Empecé a percibir la magnitud de la ceremonia que nos disponíamos a presenciar cuando, para entretener a las cabezas coronadas, mandatarios mundiales y demás personalidades que ocupaban los bancos de la catedral de Westminster a la espera de la llegada del rey y su comitiva, apareció nada más y nada menos que Sir John Eliot Gardiner. Con su elegantísimo porte y vestido con su habitual chaqueta de terciopelo de inspiración china, dirigió a the Monteverdi Choir y the English Baroque Soloists en una versión del Magnificat anima mea de Bach de tal calibre que pronto dejó bien claro a todos los asistentes, presentes en la Catedral o desde sus casas, que estábamos en la Coronación de un rey en la que Dios tenía un papel fundamental. Y a todo esto la Misa, porque fue una Misa entera, aún no había comenzado.

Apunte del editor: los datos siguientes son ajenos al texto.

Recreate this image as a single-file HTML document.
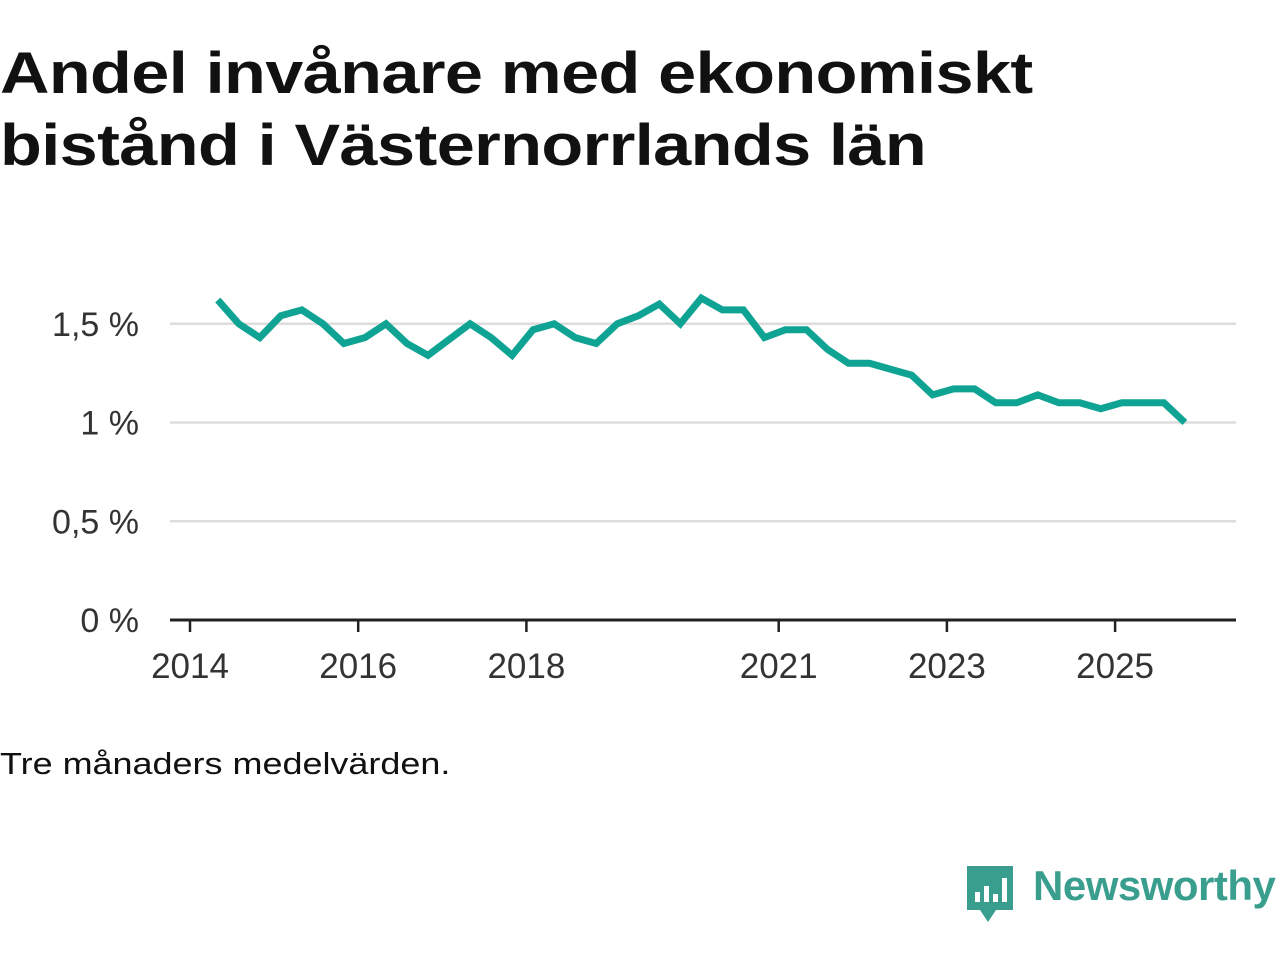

Era muy difícil mantener el nivel de semejante previa, pero la ceremonia, con una liturgia ya solo al alcance de los funerales vaticanos, estuvo a la altura. Las procesiones, los uniformes, las fanfarrias, la música. El niño que se situó frente al ya anciano rey para, con esa seriedad impresionante que solo pueden tener los niños, darle la bienvenida en el nombre del Rey de Reyes. Y la respuesta de Carlos, “vengo a servir y no a ser servido”, tras la que se quedaron frente a frente, el niño de pie, el rey sentado, con los ojos a la misma altura, mirándose en silencio. A partir de ese momento, una riqueza inmensa de rituales que se sucedían uno tras otro hasta culminar en el momento en el que una vez despojado el rey de sus vestiduras reales y vestido únicamente con una camisa blanca, fue ungido en una ceremonia oculta a los ojos de los asistentes para proteger la sacralidad de un momento único entre el rey y Dios. Ya el kyrie en galés del magnífico barítono sir Bryn Terfel nos había elevado a una esfera de fe y recogimiento que solo se vió superada por las antiquísimas melodías de un coro bizantino ortodoxo de una espiritualidad y un misterio al que ya no estamos acostumbrados.
Lo que se celebraba era a la Historia de la Nación personificada en su Monarquía y a la Monarquía personificada en un hombre con vestiduras de sacerdote
Hasta Penny Mordaunt, la lider de la Cámara de los Comunes y lord, que no lady, presidente del Consejo, parecía la diosa Atenea recién bajada de algún templo antiguo llevando la espada en alto durante más de 50 minutos sin inmutarse y con una presencia aún más majestuosa que la del propio rey. Todo diseñado para ser más grande que el propio protagonista: Lo que se celebraba era a la Historia de la Nación personificada en su Monarquía y a la Monarquía personificada en un hombre con vestiduras de sacerdote al que, a ratos, se veía sobrepasado por la solemnidad del momento y muy consciente de que lo menos importante de toda la ceremonia era él mismo.
Ojalá nuestra Casa Real, tan antigua y con una historia igual de importante cuanto menos que la británica, entendiera de la misma forma la importancia de los rituales, de la liturgia y de los símbolos, asumiera que la naturaleza de la institución requiere de cierta lejanía y que el misterio es fundamental para, desde él, poder acercarse mejor al pueblo al que personifica. Un rey no es un presidente de la República ni debería nunca comportarse como tal. Estar por encima de la batalla requiere de mayor virtud y de más sentido de la Historia. Felipe VI, cuyo álbum familiar es el Museo del Prado, lo sabe bien. Ahora hay que dejarle de verdad ser rey.